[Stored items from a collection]
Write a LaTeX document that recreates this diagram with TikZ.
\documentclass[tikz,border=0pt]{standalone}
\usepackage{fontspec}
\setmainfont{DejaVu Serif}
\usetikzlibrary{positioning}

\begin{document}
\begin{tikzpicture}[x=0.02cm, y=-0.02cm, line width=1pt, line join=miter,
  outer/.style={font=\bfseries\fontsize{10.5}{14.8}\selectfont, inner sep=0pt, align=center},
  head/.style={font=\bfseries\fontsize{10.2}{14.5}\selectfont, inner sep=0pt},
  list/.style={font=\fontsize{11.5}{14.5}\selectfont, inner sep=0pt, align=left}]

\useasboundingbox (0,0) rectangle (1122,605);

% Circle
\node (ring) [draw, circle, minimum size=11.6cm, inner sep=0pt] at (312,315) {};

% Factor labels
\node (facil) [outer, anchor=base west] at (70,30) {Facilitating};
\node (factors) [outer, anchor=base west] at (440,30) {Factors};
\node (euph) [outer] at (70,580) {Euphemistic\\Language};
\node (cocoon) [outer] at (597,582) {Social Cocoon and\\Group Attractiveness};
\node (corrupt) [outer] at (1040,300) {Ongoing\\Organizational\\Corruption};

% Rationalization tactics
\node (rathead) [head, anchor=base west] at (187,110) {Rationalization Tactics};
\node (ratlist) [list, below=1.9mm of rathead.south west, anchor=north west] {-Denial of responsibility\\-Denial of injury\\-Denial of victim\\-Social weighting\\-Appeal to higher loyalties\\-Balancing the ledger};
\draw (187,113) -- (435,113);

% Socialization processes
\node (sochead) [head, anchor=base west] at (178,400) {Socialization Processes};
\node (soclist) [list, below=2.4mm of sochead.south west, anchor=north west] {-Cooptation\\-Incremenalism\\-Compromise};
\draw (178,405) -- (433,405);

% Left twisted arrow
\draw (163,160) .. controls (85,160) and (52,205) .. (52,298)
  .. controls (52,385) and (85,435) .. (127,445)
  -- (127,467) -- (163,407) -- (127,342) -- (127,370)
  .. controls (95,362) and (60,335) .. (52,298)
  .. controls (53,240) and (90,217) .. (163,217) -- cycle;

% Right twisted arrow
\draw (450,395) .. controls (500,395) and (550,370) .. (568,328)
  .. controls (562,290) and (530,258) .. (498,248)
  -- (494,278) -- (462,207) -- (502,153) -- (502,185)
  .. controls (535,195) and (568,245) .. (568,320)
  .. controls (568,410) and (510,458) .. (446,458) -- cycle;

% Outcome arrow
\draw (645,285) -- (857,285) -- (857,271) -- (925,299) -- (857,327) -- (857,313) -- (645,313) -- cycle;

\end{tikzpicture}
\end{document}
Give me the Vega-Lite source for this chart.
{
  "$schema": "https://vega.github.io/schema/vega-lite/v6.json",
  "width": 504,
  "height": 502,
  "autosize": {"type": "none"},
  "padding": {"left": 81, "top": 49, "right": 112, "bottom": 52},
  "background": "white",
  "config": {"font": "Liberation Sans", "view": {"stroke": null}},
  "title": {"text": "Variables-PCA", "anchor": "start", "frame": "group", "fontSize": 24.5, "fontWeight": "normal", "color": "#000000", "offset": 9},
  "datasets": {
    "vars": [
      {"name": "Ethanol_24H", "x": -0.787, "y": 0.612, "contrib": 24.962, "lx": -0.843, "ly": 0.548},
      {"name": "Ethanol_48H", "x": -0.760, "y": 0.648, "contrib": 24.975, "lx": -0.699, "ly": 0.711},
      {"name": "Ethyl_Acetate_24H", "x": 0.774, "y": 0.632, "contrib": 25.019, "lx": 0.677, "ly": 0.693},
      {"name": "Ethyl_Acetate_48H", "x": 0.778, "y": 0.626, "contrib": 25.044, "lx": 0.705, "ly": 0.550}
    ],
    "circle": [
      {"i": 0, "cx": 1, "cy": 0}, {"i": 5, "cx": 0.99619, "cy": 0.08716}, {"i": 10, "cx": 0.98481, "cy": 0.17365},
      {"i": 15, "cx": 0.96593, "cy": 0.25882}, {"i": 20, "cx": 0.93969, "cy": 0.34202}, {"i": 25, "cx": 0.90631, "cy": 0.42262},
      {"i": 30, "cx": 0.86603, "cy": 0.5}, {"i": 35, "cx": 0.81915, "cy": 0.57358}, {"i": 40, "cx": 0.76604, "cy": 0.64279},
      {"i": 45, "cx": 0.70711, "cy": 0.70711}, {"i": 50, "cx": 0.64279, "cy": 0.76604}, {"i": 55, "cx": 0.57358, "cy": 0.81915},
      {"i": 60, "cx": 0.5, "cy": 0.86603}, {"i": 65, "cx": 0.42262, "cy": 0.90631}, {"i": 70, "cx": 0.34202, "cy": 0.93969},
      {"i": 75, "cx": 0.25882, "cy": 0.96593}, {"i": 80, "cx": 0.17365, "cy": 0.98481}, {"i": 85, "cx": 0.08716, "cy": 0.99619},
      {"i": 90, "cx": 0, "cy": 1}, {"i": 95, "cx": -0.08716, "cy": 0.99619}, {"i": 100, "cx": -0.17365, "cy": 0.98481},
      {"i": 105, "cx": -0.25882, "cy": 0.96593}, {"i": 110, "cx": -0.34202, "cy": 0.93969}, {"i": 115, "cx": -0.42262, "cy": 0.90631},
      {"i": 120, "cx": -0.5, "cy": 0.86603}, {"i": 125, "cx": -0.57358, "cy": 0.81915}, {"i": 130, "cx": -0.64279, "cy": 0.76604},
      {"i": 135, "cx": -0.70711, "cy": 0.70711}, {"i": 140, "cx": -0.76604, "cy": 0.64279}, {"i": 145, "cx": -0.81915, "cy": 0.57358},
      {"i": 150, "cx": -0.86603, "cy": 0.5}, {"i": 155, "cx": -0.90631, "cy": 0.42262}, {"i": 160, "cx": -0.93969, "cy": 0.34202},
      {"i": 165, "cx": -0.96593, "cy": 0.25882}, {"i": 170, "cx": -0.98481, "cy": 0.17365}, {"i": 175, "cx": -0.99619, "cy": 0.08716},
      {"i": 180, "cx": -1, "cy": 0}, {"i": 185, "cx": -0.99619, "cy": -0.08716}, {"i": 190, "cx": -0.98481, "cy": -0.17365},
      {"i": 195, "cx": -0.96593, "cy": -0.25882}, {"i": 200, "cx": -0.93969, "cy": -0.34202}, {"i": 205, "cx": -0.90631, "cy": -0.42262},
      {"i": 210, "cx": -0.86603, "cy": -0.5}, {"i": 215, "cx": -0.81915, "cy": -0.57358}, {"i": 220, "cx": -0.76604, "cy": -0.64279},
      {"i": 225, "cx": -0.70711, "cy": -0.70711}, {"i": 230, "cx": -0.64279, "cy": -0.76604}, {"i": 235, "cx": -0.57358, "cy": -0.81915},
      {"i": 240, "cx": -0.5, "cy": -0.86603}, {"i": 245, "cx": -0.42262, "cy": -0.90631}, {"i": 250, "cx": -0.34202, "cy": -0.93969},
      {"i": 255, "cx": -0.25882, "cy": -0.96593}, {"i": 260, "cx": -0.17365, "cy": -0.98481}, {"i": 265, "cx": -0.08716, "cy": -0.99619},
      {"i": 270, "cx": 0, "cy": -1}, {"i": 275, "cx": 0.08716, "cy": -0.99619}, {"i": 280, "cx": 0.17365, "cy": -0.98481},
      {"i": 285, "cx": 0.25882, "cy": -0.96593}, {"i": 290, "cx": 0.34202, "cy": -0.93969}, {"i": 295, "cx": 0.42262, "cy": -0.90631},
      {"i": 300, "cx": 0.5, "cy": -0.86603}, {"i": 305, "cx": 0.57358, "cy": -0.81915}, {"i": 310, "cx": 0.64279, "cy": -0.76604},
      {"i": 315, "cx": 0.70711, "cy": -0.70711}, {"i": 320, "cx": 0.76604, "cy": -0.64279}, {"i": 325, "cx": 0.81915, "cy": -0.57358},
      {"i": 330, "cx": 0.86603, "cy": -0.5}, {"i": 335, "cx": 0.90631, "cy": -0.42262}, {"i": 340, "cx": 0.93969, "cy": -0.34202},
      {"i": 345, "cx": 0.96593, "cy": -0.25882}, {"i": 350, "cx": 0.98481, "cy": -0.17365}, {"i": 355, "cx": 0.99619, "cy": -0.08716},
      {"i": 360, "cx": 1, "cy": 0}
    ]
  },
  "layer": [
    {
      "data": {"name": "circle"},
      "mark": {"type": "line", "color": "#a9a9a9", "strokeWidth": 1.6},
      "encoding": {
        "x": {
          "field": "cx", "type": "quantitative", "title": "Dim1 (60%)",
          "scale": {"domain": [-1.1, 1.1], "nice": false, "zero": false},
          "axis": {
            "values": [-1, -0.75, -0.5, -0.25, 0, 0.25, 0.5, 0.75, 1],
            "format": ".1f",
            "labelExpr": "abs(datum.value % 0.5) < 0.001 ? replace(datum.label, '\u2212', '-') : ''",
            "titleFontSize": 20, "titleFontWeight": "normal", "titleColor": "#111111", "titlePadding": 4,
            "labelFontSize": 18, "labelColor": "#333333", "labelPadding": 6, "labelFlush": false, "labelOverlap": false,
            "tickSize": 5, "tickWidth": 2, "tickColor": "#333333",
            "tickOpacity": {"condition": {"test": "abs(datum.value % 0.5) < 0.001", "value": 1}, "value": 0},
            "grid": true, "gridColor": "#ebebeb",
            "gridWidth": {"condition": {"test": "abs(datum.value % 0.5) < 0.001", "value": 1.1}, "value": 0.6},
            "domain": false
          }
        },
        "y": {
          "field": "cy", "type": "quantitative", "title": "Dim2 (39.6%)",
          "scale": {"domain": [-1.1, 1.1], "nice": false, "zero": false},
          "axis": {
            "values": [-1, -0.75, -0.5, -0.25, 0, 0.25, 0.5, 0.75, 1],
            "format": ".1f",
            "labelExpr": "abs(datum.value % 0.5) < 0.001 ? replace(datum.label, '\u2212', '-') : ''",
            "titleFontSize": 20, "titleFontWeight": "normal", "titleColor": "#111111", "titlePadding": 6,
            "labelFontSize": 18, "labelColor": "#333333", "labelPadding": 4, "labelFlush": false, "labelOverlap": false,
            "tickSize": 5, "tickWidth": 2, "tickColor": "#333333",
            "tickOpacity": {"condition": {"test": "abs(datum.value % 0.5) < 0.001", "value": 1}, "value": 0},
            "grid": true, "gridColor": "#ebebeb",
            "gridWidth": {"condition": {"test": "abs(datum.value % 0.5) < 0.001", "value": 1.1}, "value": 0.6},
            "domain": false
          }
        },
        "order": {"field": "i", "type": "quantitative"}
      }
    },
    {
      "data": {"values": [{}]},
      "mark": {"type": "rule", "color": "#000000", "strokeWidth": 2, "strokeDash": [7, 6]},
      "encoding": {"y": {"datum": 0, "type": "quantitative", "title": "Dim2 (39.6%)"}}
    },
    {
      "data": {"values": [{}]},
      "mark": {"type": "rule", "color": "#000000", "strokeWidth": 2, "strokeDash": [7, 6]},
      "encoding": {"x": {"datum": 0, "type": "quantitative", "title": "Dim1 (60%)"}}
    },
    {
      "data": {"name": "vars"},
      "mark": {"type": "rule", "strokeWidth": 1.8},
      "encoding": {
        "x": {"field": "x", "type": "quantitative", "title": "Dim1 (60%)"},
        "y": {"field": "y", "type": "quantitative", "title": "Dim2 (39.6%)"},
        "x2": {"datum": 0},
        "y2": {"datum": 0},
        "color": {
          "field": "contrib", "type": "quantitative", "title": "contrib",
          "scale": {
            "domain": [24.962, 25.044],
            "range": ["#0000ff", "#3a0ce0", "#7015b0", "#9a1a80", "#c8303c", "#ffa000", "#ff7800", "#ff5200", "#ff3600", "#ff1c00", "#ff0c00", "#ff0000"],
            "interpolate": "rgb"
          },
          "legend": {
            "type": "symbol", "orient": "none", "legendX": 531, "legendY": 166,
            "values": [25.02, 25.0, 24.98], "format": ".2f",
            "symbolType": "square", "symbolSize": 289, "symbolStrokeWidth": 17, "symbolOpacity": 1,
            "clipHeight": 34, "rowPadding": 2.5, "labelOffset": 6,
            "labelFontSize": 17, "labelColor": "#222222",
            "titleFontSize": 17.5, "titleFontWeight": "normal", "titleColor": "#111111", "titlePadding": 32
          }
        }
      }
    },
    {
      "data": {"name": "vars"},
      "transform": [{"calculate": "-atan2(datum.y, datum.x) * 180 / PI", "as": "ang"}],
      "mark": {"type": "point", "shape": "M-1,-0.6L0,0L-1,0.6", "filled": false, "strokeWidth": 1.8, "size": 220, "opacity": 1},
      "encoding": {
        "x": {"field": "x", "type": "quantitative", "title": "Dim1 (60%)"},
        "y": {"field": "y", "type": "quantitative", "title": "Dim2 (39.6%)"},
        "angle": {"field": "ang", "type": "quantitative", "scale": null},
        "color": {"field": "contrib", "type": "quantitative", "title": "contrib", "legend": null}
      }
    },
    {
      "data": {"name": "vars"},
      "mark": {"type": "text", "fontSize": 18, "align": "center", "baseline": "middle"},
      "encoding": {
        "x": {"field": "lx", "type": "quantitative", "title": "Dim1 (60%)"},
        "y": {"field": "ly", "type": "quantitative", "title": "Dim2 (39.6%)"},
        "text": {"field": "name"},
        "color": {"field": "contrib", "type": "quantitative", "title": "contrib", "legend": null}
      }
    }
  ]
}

* * *

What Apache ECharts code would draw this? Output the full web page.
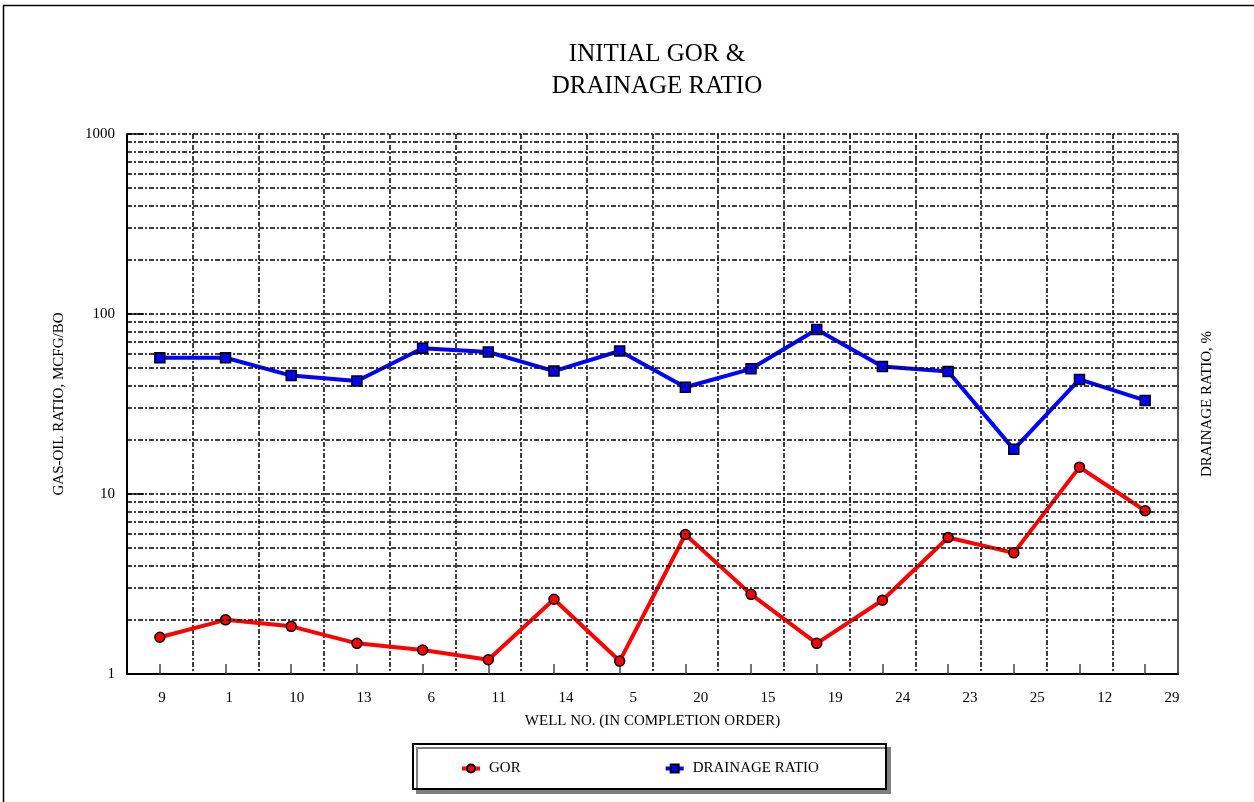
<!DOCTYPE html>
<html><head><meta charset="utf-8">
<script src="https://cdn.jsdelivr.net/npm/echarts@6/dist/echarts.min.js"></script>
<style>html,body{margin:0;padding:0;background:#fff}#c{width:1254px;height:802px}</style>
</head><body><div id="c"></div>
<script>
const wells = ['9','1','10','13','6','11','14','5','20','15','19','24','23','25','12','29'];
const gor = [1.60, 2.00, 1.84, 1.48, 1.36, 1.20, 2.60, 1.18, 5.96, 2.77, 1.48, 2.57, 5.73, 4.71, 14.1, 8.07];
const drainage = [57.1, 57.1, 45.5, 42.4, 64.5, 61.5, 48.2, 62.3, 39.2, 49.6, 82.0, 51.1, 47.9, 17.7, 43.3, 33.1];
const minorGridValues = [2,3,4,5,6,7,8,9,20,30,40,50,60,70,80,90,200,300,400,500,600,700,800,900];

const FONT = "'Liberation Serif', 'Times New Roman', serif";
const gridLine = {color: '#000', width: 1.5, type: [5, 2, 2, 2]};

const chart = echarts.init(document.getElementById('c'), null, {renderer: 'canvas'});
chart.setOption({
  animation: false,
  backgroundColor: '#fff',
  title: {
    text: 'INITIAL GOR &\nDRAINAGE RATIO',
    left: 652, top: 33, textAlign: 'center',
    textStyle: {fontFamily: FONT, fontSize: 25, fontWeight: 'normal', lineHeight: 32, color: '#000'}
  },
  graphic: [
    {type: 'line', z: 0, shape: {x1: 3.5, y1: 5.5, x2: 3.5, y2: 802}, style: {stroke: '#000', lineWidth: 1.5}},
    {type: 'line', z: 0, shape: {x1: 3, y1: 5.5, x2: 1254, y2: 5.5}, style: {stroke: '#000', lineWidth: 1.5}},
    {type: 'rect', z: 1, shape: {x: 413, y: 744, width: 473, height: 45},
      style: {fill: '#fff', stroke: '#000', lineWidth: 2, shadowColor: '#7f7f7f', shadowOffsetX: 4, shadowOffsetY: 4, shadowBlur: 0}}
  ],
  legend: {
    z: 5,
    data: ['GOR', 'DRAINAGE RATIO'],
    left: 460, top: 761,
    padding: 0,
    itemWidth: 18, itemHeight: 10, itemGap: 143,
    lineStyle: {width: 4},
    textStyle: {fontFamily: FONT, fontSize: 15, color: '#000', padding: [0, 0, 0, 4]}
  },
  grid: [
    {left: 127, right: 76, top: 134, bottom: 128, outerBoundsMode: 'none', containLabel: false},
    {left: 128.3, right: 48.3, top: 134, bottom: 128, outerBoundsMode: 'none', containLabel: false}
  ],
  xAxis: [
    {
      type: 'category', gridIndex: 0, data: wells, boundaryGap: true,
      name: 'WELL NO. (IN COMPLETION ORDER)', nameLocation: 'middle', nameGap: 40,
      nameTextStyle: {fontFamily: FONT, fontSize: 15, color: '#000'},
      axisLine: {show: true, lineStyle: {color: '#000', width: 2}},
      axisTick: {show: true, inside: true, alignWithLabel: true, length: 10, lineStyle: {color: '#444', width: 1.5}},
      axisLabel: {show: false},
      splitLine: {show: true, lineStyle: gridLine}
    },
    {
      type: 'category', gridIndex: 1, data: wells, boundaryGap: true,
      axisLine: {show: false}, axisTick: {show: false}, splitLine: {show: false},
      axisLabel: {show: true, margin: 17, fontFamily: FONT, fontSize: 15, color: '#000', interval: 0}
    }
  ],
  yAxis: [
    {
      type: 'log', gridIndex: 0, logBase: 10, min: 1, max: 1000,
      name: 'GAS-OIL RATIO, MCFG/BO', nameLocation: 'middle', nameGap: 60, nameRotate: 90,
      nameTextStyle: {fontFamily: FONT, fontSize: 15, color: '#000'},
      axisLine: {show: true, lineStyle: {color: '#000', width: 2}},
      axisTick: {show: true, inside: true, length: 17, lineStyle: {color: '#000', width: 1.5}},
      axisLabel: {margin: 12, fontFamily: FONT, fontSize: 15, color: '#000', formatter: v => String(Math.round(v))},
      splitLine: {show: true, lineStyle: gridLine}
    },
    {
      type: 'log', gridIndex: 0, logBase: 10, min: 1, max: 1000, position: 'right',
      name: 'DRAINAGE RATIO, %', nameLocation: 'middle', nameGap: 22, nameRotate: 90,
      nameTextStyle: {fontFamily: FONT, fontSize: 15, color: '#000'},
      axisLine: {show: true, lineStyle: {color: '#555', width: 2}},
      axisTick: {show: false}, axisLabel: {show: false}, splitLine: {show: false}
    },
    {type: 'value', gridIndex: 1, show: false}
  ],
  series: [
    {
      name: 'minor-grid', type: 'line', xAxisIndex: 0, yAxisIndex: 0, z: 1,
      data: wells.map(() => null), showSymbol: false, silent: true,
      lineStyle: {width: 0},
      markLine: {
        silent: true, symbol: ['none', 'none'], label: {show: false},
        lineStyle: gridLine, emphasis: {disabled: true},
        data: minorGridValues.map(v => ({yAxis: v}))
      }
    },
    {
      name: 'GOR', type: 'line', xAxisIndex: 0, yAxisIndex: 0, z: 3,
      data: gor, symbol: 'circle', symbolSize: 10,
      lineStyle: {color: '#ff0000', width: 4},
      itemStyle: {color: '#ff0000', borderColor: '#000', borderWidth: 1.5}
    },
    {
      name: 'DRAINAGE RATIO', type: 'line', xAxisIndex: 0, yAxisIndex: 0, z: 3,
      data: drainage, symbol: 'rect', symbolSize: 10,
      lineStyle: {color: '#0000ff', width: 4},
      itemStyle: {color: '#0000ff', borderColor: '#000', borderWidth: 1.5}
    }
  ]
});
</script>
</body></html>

● WHAT THE TASK ASKS
What is the number of lines that hold the string "this"? Give it alone.

● TASK OUTPUT
3